▸ Source excerpt
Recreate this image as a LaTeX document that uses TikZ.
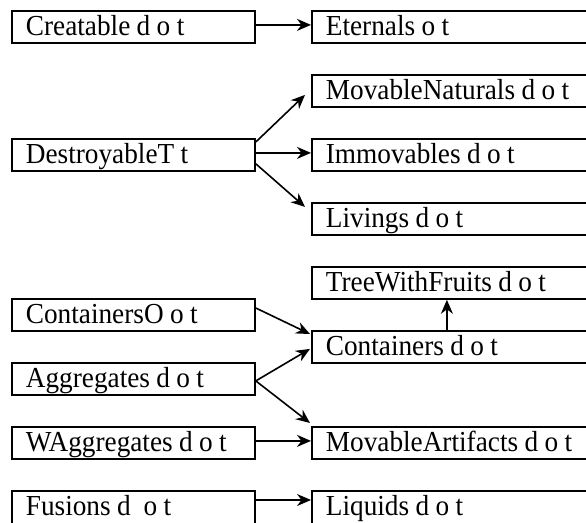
\documentclass[tikz,border=0pt]{standalone}
\usepackage{fontspec}
\setmainfont{Liberation Serif}[FakeStretch=0.94]
\usetikzlibrary{arrows.meta}
\begin{document}
\begin{tikzpicture}[x=1pt,y=-1pt,
  box/.style={draw, line width=1.8pt, anchor=north west, inner xsep=14pt, inner ysep=0pt,
    text height=25pt, text depth=7pt, align=left, font=\fontsize{29}{32}\selectfont,
    execute at begin node={\spaceskip=0.22em\relax}},
  lbox/.style={box, text width=215pt},
  rbox/.style={box, text width=262pt},
  lowbox/.style={text depth=15pt},
  arr/.style={-{Stealth[length=14pt,width=12pt,inset=4.5pt]}, line width=1.6pt}]
\useasboundingbox (0,0) rectangle (586,522);
\clip (0,0) rectangle (586,522);

% left column
\node[lbox] (creat) at (11,10) {Creatable d o t};
\node[lbox] (dest) at (11,138) {DestroyableT t};
\node[lbox] (contO) at (11,298) {ContainersO o t};
\node[lbox] (aggr) at (11,362) {Aggregates d o t};
\node[lbox] (waggr) at (11,426) {WAggregates d o t};
\node[lbox,lowbox] (fus) at (11,490) {Fusions d\ \ o t};

% right column
\node[rbox] (etern) at (311,10) {Eternals o t};
\node[rbox] (movnat) at (311,74) {MovableNaturals d o t};
\node[rbox] (immov) at (311,138) {Immovables d o t};
\node[rbox] (liv) at (311,202) {Livings d o t};
\node[rbox] (tree) at (311,266) {TreeWithFruits d o t};
\node[rbox] (cont) at (311,330) {Containers d o t};
\node[rbox] (movart) at (311,426) {MovableArtifacts d o t};
\node[rbox,lowbox] (liq) at (311,490) {Liquids d o t};

% connectors
\draw[arr] ([yshift=2pt]creat.east) -- ([yshift=2pt]etern.west);
\draw[arr] ([yshift=-4pt]dest.north east) -- ([xshift=-6pt,yshift=-4pt]movnat.west);
\draw[arr] ([yshift=2pt]dest.east) -- ([yshift=2pt]immov.west);
\draw[arr] ([yshift=8pt]dest.south east) -- ([xshift=-6pt,yshift=12pt]liv.west);
\draw[arr] ([xshift=-10pt]cont.north) -- ([xshift=-10pt]tree.south);
\draw[arr] ([yshift=-10pt]contO.north east) -- ([xshift=-1pt,yshift=-4pt]cont.north west);
\draw[arr] ([yshift=-2pt]aggr.east) -- ([xshift=-1pt,yshift=-2pt]cont.west);
\draw[arr] ([yshift=-2pt]aggr.east) -- ([xshift=-1pt,yshift=3pt]movart.north west);
\draw[arr] ([yshift=2pt]waggr.east) -- ([yshift=2pt]movart.west);
\draw[arr] ([yshift=-10pt]fus.north east) -- ([yshift=-10pt]liq.north west);
\end{tikzpicture}
\end{document}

▸ What is being asked
Reproduce the whole listing exactly, but not the images in it.

▸ Reply
Recreate this image as a LaTeX document that uses TikZ.
\documentclass[tikz,border=0pt]{standalone}
\usepackage{fontspec}
\setmainfont{Liberation Serif}[FakeStretch=0.94]
\usetikzlibrary{arrows.meta}
\begin{document}
\begin{tikzpicture}[x=1pt,y=-1pt,
  box/.style={draw, line width=1.8pt, anchor=north west, inner xsep=14pt, inner ysep=0pt,
    text height=25pt, text depth=7pt, align=left, font=\fontsize{29}{32}\selectfont,
    execute at begin node={\spaceskip=0.22em\relax}},
  lbox/.style={box, text width=215pt},
  rbox/.style={box, text width=262pt},
  lowbox/.style={text depth=15pt},
  arr/.style={-{Stealth[length=14pt,width=12pt,inset=4.5pt]}, line width=1.6pt}]
\useasboundingbox (0,0) rectangle (586,522);
\clip (0,0) rectangle (586,522);

% left column
\node[lbox] (creat) at (11,10) {Creatable d o t};
\node[lbox] (dest) at (11,138) {DestroyableT t};
\node[lbox] (contO) at (11,298) {ContainersO o t};
\node[lbox] (aggr) at (11,362) {Aggregates d o t};
\node[lbox] (waggr) at (11,426) {WAggregates d o t};
\node[lbox,lowbox] (fus) at (11,490) {Fusions d\ \ o t};

% right column
\node[rbox] (etern) at (311,10) {Eternals o t};
\node[rbox] (movnat) at (311,74) {MovableNaturals d o t};
\node[rbox] (immov) at (311,138) {Immovables d o t};
\node[rbox] (liv) at (311,202) {Livings d o t};
\node[rbox] (tree) at (311,266) {TreeWithFruits d o t};
\node[rbox] (cont) at (311,330) {Containers d o t};
\node[rbox] (movart) at (311,426) {MovableArtifacts d o t};
\node[rbox,lowbox] (liq) at (311,490) {Liquids d o t};

% connectors
\draw[arr] ([yshift=2pt]creat.east) -- ([yshift=2pt]etern.west);
\draw[arr] ([yshift=-4pt]dest.north east) -- ([xshift=-6pt,yshift=-4pt]movnat.west);
\draw[arr] ([yshift=2pt]dest.east) -- ([yshift=2pt]immov.west);
\draw[arr] ([yshift=8pt]dest.south east) -- ([xshift=-6pt,yshift=12pt]liv.west);
\draw[arr] ([xshift=-10pt]cont.north) -- ([xshift=-10pt]tree.south);
\draw[arr] ([yshift=-10pt]contO.north east) -- ([xshift=-1pt,yshift=-4pt]cont.north west);
\draw[arr] ([yshift=-2pt]aggr.east) -- ([xshift=-1pt,yshift=-2pt]cont.west);
\draw[arr] ([yshift=-2pt]aggr.east) -- ([xshift=-1pt,yshift=3pt]movart.north west);
\draw[arr] ([yshift=2pt]waggr.east) -- ([yshift=2pt]movart.west);
\draw[arr] ([yshift=-10pt]fus.north east) -- ([yshift=-10pt]liq.north west);
\end{tikzpicture}
\end{document}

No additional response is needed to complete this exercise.